The BLS predicts a need for almost 70,000 additional pharmacists nationwide through the year 2020. Sure, the $112,000 median salary sounds nice, but pharmacists also take on staggering amounts of student debt to achieve this occupation, thanks to the three-to-four year Doctor of Pharmacy degree required for this occupation. The higher-paying jobs also usually require a one- or two-year residency.
3. Management Analysts
If you were the kid in your neighborhood always trying to show the other kids the best strategy for building a treehouse or playing a video game, you have the makings of a management analyst. Essentially, companies hire consultants to show them a better way of doing business, cutting costs and increasing profits. An MBA will certainly increase your job prospects in this field. It’s estimated an additional 158,000 consultants will be needed in this occupation by 2020. The median pay: about $78,000.
2. Physicians and Surgeons
Now that the public has greater access to health care, through the health reform law passed in 2010, more people will be going to the doctor and the hospital. And when you have more people seeking medical care … you need more doctors. In fact, both supporters and critics of President Obama’s health care reform worry that a shortage of doctors could develop after the law takes full effect. And it’s not like doctors can be rushed into service; doctors endure the most grueling training of probably any profession, with four years of undergraduate study followed by four years of medical school topped off with up to eight years of work in residency. The BLS projects this field will grow by about 24 percent through 2020, creating around 168,000 new jobs. Physicians and surgeons earned a nationwide median salary of $166,000 in 2010, although it’s projected that many of these job openings would be in rural communities, where the pay can be considerably less.
1. Software Developers
Growth in this field is expected to remain strong through 2020, with a 30 percent growth rate expected to create some 271,000 new jobs in the U.S. alone. And these are among the most lucrative jobs in the computer industry, paying a median annual salary of $90,000 (2010). A degree in computer science or software engineering is of course helpful, but knowledge and experience in computer programming is also important. If you’re looking to take specialized courses, systems software developers make about 10 percent more per year than applications software developers, and that field is growing slightly faster, as well.

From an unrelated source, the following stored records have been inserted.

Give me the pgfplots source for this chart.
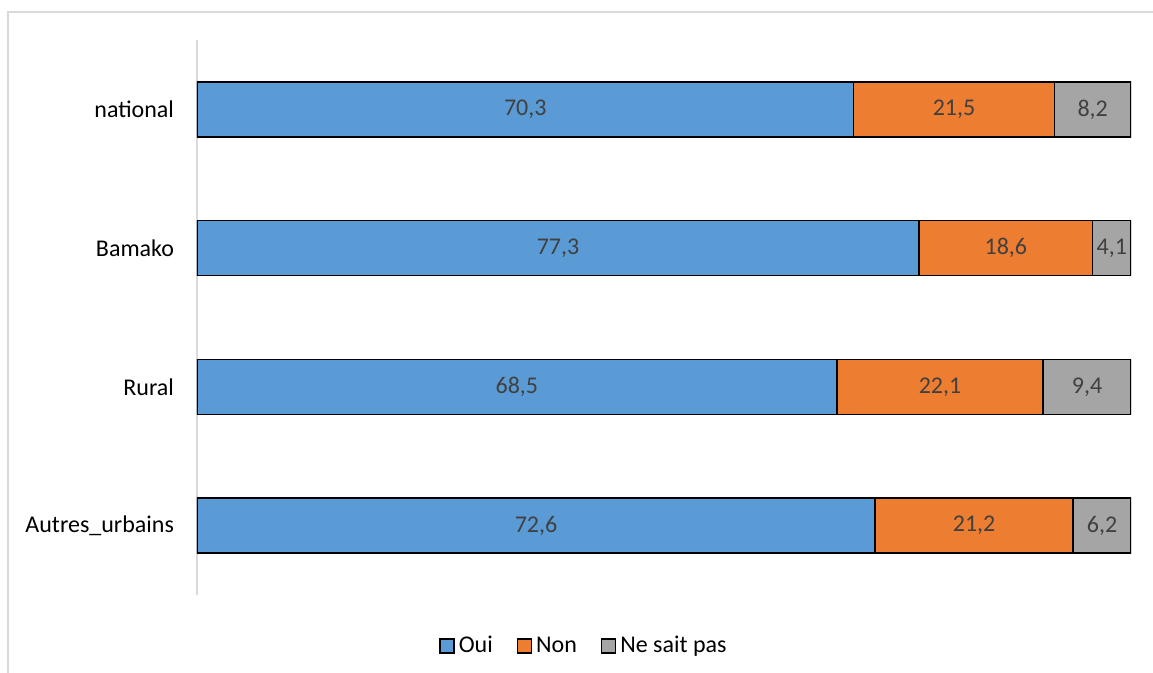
\documentclass[border=0pt]{standalone}
\usepackage{pgfplots}
\pgfplotsset{compat=1.18}
\usepackage{fontspec}
\setmainfont{Carlito}
\definecolor{oui}{HTML}{5B9BD5}
\definecolor{non}{HTML}{ED7D31}
\definecolor{nsp}{HTML}{A5A5A5}
\definecolor{axisgray}{HTML}{D9D9D9}
\definecolor{lblgray}{HTML}{404040}
\begin{document}
\begin{tikzpicture}
\path[use as bounding box] (0,0) rectangle (576.5pt,336.5pt);
\draw[axisgray, line width=0.6pt] (4pt,0) -- (4pt,330.5pt) -- (576.5pt,330.5pt);
\begin{axis}[
  at={(98.5pt,39pt)}, anchor=south west,
  scale only axis, width=467pt, height=277.5pt,
  xbar stacked, bar width=27.5pt,
  xmin=0, xmax=100, ymin=-0.5, ymax=3.5, y dir=reverse,
  ytick={0,1,2,3}, yticklabels={national,Bamako,Rural,Autres\_urbains},
  xtick=\empty,
  separate axis lines,
  axis x line=none,
  axis y line*=left,
  axis line style={-},
  y axis line style={axisgray, line width=0.75pt},
  major tick length=0pt,
  yticklabel style={font=\fontsize{12}{14}\selectfont, xshift=-8pt, text=black},
  visualization depends on={rawx \as \rawx},
  nodes near coords={\pgfmathprintnumber[fixed, fixed zerofill, precision=1, use comma, assume math mode=true]{\rawx}},
  every node near coord/.append style={anchor=center, font=\fontsize{12}{14}\selectfont, text=lblgray},
  legend style={at={(axis description cs:0.4154,-0.0919)}, anchor=center, draw=none, legend columns=-1,
    font=\fontsize{12}{14}\selectfont,
    /tikz/every even column/.append style={column sep=10pt}},
  legend image code/.code={\draw[#1, draw=black, line width=0.7pt] (0pt,-3.5pt) rectangle (7pt,3.5pt);},
]
\addplot[fill=oui, draw=black, line width=0.75pt] coordinates {(70.3,0) (77.3,1) (68.5,2) (72.6,3)};
\addlegendentry{Oui}
\addplot[fill=non, draw=black, line width=0.75pt] coordinates {(21.5,0) (18.6,1) (22.1,2) (21.2,3)};
\addlegendentry{Non}
\addplot[fill=nsp, draw=black, line width=0.75pt] coordinates {(8.2,0) (4.1,1) (9.4,2) (6.2,3)};
\addlegendentry{Ne sait pas}
\end{axis}
\end{tikzpicture}
\end{document}
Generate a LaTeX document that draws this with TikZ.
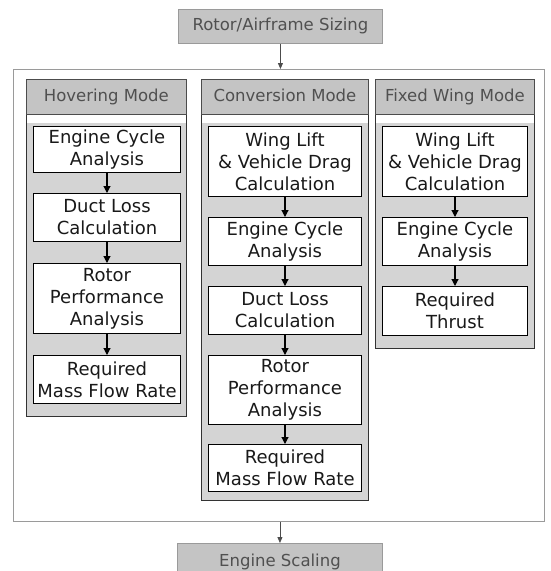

Other high-paying jobs expected to see faster than normal growth through 2020 include:
• Construction Managers ($84,000 median salary), with 87,000 new jobs.
• Medical and Health Services Managers ($84,000), with 68,000 openings nationwide.
• Information Security Analysts, Web Developers and Computer Network Architects ($76,000) with around 66,000 projected openings.
• Civil Engineers ($78,000), with 51,000 projected job openings.